Work to complete: Show every line of the records below that contains the word "Output".

Source material:
+ + + + + + +

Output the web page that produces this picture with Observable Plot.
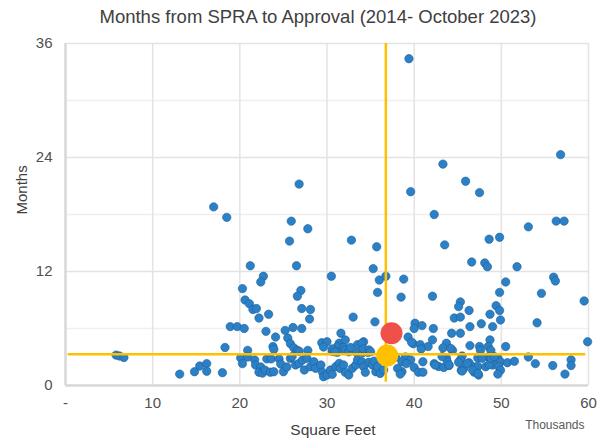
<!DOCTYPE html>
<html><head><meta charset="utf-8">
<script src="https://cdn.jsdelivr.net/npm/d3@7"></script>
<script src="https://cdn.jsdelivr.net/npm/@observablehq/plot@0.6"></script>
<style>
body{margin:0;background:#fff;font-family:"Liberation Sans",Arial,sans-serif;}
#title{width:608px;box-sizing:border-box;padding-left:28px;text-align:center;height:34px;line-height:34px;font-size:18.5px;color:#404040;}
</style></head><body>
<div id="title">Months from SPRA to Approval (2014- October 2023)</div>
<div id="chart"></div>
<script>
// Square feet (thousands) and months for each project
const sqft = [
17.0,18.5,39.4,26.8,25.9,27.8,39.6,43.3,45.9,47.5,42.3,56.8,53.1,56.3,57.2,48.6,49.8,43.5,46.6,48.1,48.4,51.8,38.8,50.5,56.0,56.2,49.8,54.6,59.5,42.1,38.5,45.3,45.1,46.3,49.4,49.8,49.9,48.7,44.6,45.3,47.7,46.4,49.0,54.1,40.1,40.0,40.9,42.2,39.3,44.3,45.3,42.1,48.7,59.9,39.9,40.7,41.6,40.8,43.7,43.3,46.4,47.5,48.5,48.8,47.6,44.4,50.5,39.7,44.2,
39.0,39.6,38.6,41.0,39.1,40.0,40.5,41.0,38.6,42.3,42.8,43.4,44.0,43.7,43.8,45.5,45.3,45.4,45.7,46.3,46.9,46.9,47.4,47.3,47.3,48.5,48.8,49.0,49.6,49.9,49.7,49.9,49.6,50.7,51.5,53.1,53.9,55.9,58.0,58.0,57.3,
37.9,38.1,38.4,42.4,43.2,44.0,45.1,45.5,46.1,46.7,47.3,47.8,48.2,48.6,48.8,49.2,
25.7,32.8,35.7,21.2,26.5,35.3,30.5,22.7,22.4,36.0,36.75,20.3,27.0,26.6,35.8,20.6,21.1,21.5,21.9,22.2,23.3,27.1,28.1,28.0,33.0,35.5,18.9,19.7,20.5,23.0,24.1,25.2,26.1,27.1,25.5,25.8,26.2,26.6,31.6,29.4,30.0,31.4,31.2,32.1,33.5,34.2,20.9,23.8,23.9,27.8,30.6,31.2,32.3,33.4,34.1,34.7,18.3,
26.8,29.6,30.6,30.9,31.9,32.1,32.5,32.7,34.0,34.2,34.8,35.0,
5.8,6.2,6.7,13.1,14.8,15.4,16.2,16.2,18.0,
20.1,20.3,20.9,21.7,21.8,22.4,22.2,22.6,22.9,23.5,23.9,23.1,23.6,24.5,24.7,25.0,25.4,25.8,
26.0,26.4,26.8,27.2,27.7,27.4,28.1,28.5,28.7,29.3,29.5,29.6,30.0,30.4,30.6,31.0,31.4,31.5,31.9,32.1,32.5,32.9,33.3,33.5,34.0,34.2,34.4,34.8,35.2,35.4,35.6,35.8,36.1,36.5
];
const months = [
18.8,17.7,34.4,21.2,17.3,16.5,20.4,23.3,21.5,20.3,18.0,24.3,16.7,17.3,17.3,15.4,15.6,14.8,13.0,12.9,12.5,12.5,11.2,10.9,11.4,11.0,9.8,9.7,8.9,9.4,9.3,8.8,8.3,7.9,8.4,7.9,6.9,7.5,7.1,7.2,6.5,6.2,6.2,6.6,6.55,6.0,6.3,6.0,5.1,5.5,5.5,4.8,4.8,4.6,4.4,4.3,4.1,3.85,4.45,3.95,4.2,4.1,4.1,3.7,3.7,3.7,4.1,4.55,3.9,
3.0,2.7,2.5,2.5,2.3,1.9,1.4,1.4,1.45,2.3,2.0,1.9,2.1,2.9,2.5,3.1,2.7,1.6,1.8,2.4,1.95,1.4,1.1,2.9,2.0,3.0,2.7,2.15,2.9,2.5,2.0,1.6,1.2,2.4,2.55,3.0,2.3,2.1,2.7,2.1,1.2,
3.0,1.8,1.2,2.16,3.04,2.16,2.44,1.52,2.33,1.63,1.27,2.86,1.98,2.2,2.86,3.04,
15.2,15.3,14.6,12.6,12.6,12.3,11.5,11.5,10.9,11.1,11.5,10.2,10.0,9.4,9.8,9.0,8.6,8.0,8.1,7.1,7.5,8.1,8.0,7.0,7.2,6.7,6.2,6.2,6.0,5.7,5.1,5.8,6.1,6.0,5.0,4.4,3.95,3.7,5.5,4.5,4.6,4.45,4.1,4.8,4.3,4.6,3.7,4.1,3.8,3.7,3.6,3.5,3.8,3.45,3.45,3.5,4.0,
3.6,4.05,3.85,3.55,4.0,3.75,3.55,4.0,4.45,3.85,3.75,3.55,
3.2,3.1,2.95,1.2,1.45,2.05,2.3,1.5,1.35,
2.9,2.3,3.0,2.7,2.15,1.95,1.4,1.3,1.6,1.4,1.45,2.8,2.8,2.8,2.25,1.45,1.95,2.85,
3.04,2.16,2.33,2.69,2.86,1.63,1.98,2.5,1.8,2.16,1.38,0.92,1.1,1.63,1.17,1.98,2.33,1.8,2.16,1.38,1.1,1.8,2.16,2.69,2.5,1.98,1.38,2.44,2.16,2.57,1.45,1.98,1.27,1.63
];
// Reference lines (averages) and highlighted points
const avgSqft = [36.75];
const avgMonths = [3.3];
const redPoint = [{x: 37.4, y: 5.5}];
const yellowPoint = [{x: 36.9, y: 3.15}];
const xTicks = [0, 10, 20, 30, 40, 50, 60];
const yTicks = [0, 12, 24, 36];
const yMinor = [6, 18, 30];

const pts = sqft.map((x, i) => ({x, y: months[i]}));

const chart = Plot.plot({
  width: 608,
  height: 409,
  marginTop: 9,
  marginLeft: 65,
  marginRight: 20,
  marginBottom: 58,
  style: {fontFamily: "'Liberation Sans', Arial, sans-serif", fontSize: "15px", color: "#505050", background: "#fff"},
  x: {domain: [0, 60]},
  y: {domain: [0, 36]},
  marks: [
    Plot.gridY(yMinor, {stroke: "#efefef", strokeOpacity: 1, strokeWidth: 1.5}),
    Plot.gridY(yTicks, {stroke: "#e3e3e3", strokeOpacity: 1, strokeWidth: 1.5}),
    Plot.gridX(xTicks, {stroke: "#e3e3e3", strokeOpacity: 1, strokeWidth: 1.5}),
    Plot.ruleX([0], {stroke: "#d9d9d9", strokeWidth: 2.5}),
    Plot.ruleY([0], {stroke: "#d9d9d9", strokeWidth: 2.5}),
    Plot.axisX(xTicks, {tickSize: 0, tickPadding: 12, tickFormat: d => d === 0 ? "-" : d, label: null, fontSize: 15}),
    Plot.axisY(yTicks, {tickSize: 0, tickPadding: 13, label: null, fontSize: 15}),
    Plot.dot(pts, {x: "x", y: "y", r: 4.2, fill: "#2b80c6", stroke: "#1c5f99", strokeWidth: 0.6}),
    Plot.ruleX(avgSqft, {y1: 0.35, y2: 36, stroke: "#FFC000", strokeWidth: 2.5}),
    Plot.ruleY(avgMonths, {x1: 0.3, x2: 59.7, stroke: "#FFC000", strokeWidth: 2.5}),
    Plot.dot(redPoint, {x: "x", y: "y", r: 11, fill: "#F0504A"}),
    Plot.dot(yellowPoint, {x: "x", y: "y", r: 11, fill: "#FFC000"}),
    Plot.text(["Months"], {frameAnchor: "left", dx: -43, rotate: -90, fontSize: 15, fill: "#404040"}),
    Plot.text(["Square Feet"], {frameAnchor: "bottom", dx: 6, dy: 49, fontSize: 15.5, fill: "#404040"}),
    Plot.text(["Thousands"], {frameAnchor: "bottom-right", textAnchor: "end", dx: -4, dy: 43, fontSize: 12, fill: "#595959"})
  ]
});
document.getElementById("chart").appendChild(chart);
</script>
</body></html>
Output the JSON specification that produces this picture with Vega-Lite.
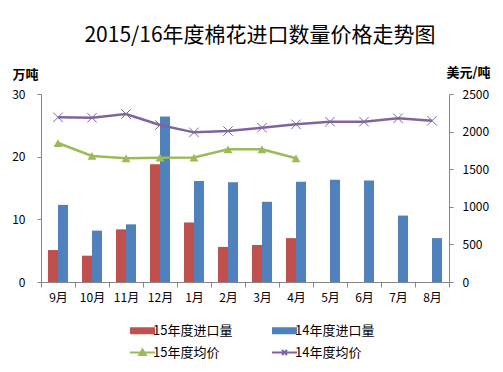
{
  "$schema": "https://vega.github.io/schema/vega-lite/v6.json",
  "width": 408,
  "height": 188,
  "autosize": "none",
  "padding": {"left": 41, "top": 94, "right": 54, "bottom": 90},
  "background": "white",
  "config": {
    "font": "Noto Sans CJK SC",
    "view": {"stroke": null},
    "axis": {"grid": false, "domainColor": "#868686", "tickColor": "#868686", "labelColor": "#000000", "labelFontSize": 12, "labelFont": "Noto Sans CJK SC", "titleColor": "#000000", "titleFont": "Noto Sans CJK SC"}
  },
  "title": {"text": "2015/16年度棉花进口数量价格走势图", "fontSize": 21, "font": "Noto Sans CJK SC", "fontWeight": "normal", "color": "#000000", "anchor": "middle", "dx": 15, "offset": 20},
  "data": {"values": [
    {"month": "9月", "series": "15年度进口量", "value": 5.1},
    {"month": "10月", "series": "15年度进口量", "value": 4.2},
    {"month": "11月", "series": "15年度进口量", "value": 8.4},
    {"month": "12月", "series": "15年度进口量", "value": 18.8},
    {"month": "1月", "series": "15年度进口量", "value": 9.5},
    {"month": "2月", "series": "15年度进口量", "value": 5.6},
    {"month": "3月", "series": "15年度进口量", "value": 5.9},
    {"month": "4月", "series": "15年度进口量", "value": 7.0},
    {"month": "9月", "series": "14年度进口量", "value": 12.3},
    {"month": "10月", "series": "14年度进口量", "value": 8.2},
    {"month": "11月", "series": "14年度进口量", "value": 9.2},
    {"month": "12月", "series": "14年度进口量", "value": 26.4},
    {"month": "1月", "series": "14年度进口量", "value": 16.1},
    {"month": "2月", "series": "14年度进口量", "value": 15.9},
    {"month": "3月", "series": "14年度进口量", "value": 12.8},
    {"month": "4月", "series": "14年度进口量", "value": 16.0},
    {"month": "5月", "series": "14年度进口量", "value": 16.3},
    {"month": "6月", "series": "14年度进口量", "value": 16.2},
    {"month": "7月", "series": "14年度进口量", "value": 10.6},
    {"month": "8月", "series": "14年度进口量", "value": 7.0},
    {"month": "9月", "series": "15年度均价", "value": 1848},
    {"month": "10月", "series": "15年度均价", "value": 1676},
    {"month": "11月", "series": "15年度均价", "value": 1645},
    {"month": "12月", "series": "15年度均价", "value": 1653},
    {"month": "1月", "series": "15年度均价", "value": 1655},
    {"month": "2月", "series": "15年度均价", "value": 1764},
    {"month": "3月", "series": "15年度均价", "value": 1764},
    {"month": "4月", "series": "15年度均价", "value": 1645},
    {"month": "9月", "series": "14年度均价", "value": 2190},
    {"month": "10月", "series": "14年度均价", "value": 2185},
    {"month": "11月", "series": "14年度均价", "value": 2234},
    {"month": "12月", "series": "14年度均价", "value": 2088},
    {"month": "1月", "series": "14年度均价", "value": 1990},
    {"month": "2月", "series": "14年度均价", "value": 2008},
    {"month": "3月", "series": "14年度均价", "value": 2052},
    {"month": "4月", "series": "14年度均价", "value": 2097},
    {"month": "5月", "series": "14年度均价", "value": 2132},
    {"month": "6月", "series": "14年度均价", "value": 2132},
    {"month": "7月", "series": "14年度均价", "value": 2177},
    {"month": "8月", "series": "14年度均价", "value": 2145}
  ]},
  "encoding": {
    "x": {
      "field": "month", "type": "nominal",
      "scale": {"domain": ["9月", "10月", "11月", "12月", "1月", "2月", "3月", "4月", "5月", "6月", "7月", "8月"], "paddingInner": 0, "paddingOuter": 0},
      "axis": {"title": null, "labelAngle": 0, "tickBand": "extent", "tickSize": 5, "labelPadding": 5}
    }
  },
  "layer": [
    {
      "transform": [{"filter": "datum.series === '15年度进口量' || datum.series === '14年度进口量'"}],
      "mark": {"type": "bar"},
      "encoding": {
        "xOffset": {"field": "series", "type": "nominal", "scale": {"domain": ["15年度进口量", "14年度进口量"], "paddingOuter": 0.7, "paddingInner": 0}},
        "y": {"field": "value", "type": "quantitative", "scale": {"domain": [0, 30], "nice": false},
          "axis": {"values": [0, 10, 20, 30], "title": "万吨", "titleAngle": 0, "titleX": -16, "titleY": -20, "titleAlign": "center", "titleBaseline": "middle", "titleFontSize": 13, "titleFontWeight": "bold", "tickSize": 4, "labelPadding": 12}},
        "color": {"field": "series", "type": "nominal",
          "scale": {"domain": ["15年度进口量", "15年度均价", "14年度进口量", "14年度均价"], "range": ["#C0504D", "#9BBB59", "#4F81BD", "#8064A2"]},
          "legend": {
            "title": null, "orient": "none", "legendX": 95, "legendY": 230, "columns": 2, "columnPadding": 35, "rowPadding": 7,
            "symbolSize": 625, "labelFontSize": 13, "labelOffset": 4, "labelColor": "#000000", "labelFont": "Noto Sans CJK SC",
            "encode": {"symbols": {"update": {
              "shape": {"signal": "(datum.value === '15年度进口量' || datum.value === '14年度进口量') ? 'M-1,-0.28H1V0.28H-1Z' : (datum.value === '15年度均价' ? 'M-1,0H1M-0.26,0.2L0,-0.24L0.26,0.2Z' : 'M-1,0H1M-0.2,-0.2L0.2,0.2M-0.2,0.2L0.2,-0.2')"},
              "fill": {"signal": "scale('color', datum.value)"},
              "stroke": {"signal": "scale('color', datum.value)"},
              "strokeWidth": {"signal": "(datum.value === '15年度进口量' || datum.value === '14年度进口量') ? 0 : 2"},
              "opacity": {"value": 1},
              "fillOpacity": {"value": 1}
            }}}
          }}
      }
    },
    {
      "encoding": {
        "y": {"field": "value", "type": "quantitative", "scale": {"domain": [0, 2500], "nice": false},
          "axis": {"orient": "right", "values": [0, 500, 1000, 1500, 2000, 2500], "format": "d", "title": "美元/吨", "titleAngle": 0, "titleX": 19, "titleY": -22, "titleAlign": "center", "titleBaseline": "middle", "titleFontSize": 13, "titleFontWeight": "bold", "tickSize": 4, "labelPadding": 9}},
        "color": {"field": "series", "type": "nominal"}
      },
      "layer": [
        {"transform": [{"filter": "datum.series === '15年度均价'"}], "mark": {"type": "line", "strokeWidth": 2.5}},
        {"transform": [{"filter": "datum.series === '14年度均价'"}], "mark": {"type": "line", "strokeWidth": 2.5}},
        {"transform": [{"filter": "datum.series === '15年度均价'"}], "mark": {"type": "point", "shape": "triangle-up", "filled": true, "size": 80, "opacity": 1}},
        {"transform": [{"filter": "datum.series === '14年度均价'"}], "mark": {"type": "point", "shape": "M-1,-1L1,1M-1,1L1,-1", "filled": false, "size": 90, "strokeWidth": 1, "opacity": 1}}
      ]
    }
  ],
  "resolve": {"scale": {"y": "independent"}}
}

+ + + + + + +

Worked solution:
Output the web page that produces this picture with Observable Plot.
Output the JSON specification that produces this picture with Vega-Lite.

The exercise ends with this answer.